Del Piero: "Riconoscente per l'amore dei tifosi. Non basta un Mondiale per vivere di rendita"
Anche Alessandro Del Piero a parlato dal palco durante l'inaugurazione dello Stadio dei Pini a Viareggio. Queste le sue parole raccolte da TMW:
Com’era il Del Piero ragazzino? Quanto era diverso dall’uomo di oggi?
"Diverso, indubbiamente. Tutto quello che succede nel calcio, dentro e fuori dal campo, ti forma e ti cambia. Allo stesso tempo, però, in molti aspetti sono rimasto lo stesso. Da bambino ero molto timido, un “mingherlino”. Oggi non lo sono più: le esperienze, belle e meno belle, ti forgiano. I principi con cui i miei genitori mi hanno cresciuto sono rimasti intatti".
Ho conosciuto i tuoi genitori: tua mamma molto chiacchierona, tuo padre silenzioso.
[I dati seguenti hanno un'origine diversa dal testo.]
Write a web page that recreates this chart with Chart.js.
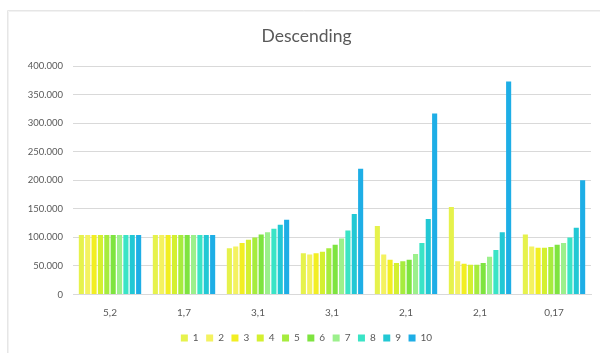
<!DOCTYPE html>
<html>
<head>
<meta charset="utf-8">
<script src="https://cdn.jsdelivr.net/npm/chart.js@4/dist/chart.umd.min.js"></script>
<style>
  html, body { margin: 0; padding: 0; background: #fff; }
  #wrap { position: relative; width: 600px; height: 353px; }
</style>
</head>
<body>
<div id="wrap"><canvas id="c" width="600" height="353"></canvas></div>
<script>
// Category labels along the x axis
const categories = ['5,2', '1,7', '3,1', '3,1', '2,1', '2,1', '0,17'];

// Series names shown in the legend
const seriesNames = ['1', '2', '3', '4', '5', '6', '7', '8', '9', '10'];

// Values per series, one entry per category
const s1  = [104000, 104000,  81000,  72000, 120000, 153000, 105000];
const s2  = [104000, 104000,  84000,  70000,  70000,  58000,  84000];
const s3  = [104000, 104000,  90000,  72000,  61000,  54000,  82000];
const s4  = [104000, 104000,  96000,  75000,  55000,  52000,  82000];
const s5  = [104000, 104000, 100000,  81000,  58000,  52000,  83000];
const s6  = [104000, 104000, 105000,  87000,  61000,  55000,  87000];
const s7  = [104000, 104000, 109000,  98000,  71000,  66000,  90000];
const s8  = [104000, 104000, 115000, 112000,  90000,  78000, 100000];
const s9  = [104000, 104000, 122000, 141000, 132000, 109000, 117000];
const s10 = [104000, 104000, 131000, 220000, 317000, 373000, 200000];
const seriesValues = [s1, s2, s3, s4, s5, s6, s7, s8, s9, s10];

// Y axis range and step
const yMax = 400000;
const yStep = 50000;

const palette = ['#e6f24c', '#f4f260', '#f2ee22', '#d4f030', '#a6ec3e',
                 '#7ee440', '#9cf08c', '#3ae4c6', '#22c8d4', '#1eaee6'];

const fmt = v => String(v).replace(/\B(?=(\d{3})+(?!\d))/g, '.');

// Light frame around the chart
const framePlugin = {
  id: 'frame',
  beforeDraw(chart) {
    const ctx = chart.ctx;
    ctx.save();
    ctx.fillStyle = '#ffffff';
    ctx.fillRect(0, 0, chart.width, chart.height);
    ctx.strokeStyle = '#e6e6e6';
    ctx.lineWidth = 1;
    ctx.beginPath();
    ctx.moveTo(7.5, chart.height);
    ctx.lineTo(7.5, 10.5);
    ctx.lineTo(chart.width, 10.5);
    ctx.stroke();
    ctx.strokeStyle = '#f2f2f2';
    ctx.beginPath();
    ctx.moveTo(8.5, chart.height);
    ctx.lineTo(8.5, 11.5);
    ctx.lineTo(chart.width, 11.5);
    ctx.stroke();
    ctx.restore();
  }
};

new Chart(document.getElementById('c'), {
  type: 'bar',
  data: {
    labels: categories,
    datasets: seriesNames.map((name, i) => ({
      label: name,
      data: seriesValues[i],
      backgroundColor: palette[i],
      borderWidth: 0,
      barPercentage: 0.8,
      categoryPercentage: 0.86
    }))
  },
  options: {
    responsive: false,
    animation: false,
    devicePixelRatio: 1,
    layout: { padding: { left: 22, right: 9, top: 0, bottom: 0 } },
    plugins: {
      title: {
        display: true,
        text: 'Descending',
        color: '#595959',
        font: { family: 'Lato', size: 17.5, weight: 'normal' },
        padding: { top: 26, bottom: 19 }
      },
      legend: {
        position: 'bottom',
        labels: {
          color: '#595959',
          font: { family: 'Lato', size: 10 },
          boxWidth: 7,
          boxHeight: 7,
          padding: 7.5
        }
      },
      tooltip: { enabled: false }
    },
    scales: {
      x: {
        grid: { display: false },
        border: { color: '#d9d9d9' },
        ticks: { color: '#595959', font: { family: 'Lato', size: 10 }, padding: 4 },
        afterFit(scale) { scale.height += 3; }
      },
      y: {
        min: 0,
        max: yMax,
        ticks: {
          stepSize: yStep,
          color: '#595959',
          font: { family: 'Lato', size: 9.5 },
          padding: 10,
          callback: v => fmt(v)
        },
        grid: { color: '#d9d9d9', drawTicks: false },
        border: { display: false },
        afterFit(scale) { scale.width = 51; }
      }
    }
  },
  plugins: [framePlugin]
});
</script>
</body>
</html>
Ma i suoi silenzi parlavano tantissimo. Dentro di te, quei silenzi quanto parlano ancora?
"Tanto. Mio padre è scomparso da oltre vent’anni. Da piccoli pensiamo che i genitori “non capiscano niente”, poi con il tempo capisci quanto ti mancano. Spesso, presi dalla vita quotidiana, dimentichiamo ciò che è davvero fondamentale. Ora che sono genitore anch’io, porto i miei figli in giro per le loro attività, proprio come facevano i miei. È bello ricordare mio padre col sorriso: non parlava molto, ma spesso non serve parlare per insegnare qualcosa. Comunicare con i figli non è semplice, ci sono tanti modi".
I tuoi figli giocano a calcio a buoni livelli. Come hai insegnato loro a portare un cognome così “pesante”?
"Non so se ci sono riuscito, forse dovreste chiederlo a loro. Ho provato a insegnare tanto, ma bisogna anche saper fare un passo indietro e lasciarli andare per la loro strada: solo l’esperienza diretta ti insegna davvero. È vero, il cognome è impegnativo: ci sono aspettative e attenzioni, a volte anche eccessive. Però finora non mi hanno mai chiesto di cambiarlo, quindi va bene così. L’importante è non caricare i giovani di responsabilità che non sono ancora pronte per loro. Bisogna guidarli, insegnare, sbagliare con loro e lasciarli sbagliare".
Sei molto amato, anche al di là della fede calcistica. Come vivi questo affetto?
"Con riconoscenza. Non è un atto dovuto: non basta aver vinto un Mondiale per vivere di rendita. Bisogna sempre andare oltre e dimostrare ogni giorno".